--- WHAT IS BEING ASKED ---
Quote every line as given.
— Start RAW DATA —
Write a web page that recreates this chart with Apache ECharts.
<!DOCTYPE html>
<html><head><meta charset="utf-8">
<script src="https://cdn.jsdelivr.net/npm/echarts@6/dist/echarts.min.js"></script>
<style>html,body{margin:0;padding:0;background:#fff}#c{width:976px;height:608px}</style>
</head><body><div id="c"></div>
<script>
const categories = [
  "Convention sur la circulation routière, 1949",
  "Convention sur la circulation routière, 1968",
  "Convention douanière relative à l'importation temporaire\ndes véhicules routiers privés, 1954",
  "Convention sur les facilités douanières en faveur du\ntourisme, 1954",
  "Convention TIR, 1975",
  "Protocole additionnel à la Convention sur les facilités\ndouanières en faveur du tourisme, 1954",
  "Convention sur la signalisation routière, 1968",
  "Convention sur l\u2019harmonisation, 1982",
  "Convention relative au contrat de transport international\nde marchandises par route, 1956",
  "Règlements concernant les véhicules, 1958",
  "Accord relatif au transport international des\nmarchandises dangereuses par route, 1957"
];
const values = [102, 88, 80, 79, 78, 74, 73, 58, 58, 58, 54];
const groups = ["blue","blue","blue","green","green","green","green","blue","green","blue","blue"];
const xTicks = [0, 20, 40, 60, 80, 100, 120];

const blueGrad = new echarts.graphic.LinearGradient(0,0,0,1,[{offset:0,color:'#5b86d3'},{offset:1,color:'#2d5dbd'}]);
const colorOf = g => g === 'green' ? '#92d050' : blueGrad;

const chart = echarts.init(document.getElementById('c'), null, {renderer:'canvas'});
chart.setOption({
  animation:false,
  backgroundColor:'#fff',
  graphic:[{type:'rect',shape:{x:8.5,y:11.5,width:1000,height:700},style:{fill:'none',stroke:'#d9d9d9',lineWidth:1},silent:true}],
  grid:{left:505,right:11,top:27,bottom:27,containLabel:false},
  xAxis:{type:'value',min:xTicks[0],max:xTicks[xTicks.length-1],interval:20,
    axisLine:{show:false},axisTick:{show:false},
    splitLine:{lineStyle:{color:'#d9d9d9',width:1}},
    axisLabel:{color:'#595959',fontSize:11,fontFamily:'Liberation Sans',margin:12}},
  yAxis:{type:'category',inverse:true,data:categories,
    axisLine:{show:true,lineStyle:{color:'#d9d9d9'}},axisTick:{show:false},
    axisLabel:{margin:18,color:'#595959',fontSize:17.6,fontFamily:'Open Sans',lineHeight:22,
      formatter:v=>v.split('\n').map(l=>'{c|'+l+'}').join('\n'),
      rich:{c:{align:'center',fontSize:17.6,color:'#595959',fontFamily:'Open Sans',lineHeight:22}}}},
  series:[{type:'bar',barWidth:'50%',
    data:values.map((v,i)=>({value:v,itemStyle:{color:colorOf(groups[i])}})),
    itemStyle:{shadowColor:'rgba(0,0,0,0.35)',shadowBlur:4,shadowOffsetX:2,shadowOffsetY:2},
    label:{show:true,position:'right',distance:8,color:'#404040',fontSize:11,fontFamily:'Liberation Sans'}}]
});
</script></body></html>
— End RAW DATA —
--- RESULT OF THE EXERCISE ---
Write a web page that recreates this chart with Apache ECharts.
<!DOCTYPE html>
<html><head><meta charset="utf-8">
<script src="https://cdn.jsdelivr.net/npm/echarts@6/dist/echarts.min.js"></script>
<style>html,body{margin:0;padding:0;background:#fff}#c{width:976px;height:608px}</style>
</head><body><div id="c"></div>
<script>
const categories = [
  "Convention sur la circulation routière, 1949",
  "Convention sur la circulation routière, 1968",
  "Convention douanière relative à l'importation temporaire\ndes véhicules routiers privés, 1954",
  "Convention sur les facilités douanières en faveur du\ntourisme, 1954",
  "Convention TIR, 1975",
  "Protocole additionnel à la Convention sur les facilités\ndouanières en faveur du tourisme, 1954",
  "Convention sur la signalisation routière, 1968",
  "Convention sur l\u2019harmonisation, 1982",
  "Convention relative au contrat de transport international\nde marchandises par route, 1956",
  "Règlements concernant les véhicules, 1958",
  "Accord relatif au transport international des\nmarchandises dangereuses par route, 1957"
];
const values = [102, 88, 80, 79, 78, 74, 73, 58, 58, 58, 54];
const groups = ["blue","blue","blue","green","green","green","green","blue","green","blue","blue"];
const xTicks = [0, 20, 40, 60, 80, 100, 120];

const blueGrad = new echarts.graphic.LinearGradient(0,0,0,1,[{offset:0,color:'#5b86d3'},{offset:1,color:'#2d5dbd'}]);
const colorOf = g => g === 'green' ? '#92d050' : blueGrad;

const chart = echarts.init(document.getElementById('c'), null, {renderer:'canvas'});
chart.setOption({
  animation:false,
  backgroundColor:'#fff',
  graphic:[{type:'rect',shape:{x:8.5,y:11.5,width:1000,height:700},style:{fill:'none',stroke:'#d9d9d9',lineWidth:1},silent:true}],
  grid:{left:505,right:11,top:27,bottom:27,containLabel:false},
  xAxis:{type:'value',min:xTicks[0],max:xTicks[xTicks.length-1],interval:20,
    axisLine:{show:false},axisTick:{show:false},
    splitLine:{lineStyle:{color:'#d9d9d9',width:1}},
    axisLabel:{color:'#595959',fontSize:11,fontFamily:'Liberation Sans',margin:12}},
  yAxis:{type:'category',inverse:true,data:categories,
    axisLine:{show:true,lineStyle:{color:'#d9d9d9'}},axisTick:{show:false},
    axisLabel:{margin:18,color:'#595959',fontSize:17.6,fontFamily:'Open Sans',lineHeight:22,
      formatter:v=>v.split('\n').map(l=>'{c|'+l+'}').join('\n'),
      rich:{c:{align:'center',fontSize:17.6,color:'#595959',fontFamily:'Open Sans',lineHeight:22}}}},
  series:[{type:'bar',barWidth:'50%',
    data:values.map((v,i)=>({value:v,itemStyle:{color:colorOf(groups[i])}})),
    itemStyle:{shadowColor:'rgba(0,0,0,0.35)',shadowBlur:4,shadowOffsetX:2,shadowOffsetY:2},
    label:{show:true,position:'right',distance:8,color:'#404040',fontSize:11,fontFamily:'Liberation Sans'}}]
});
</script></body></html>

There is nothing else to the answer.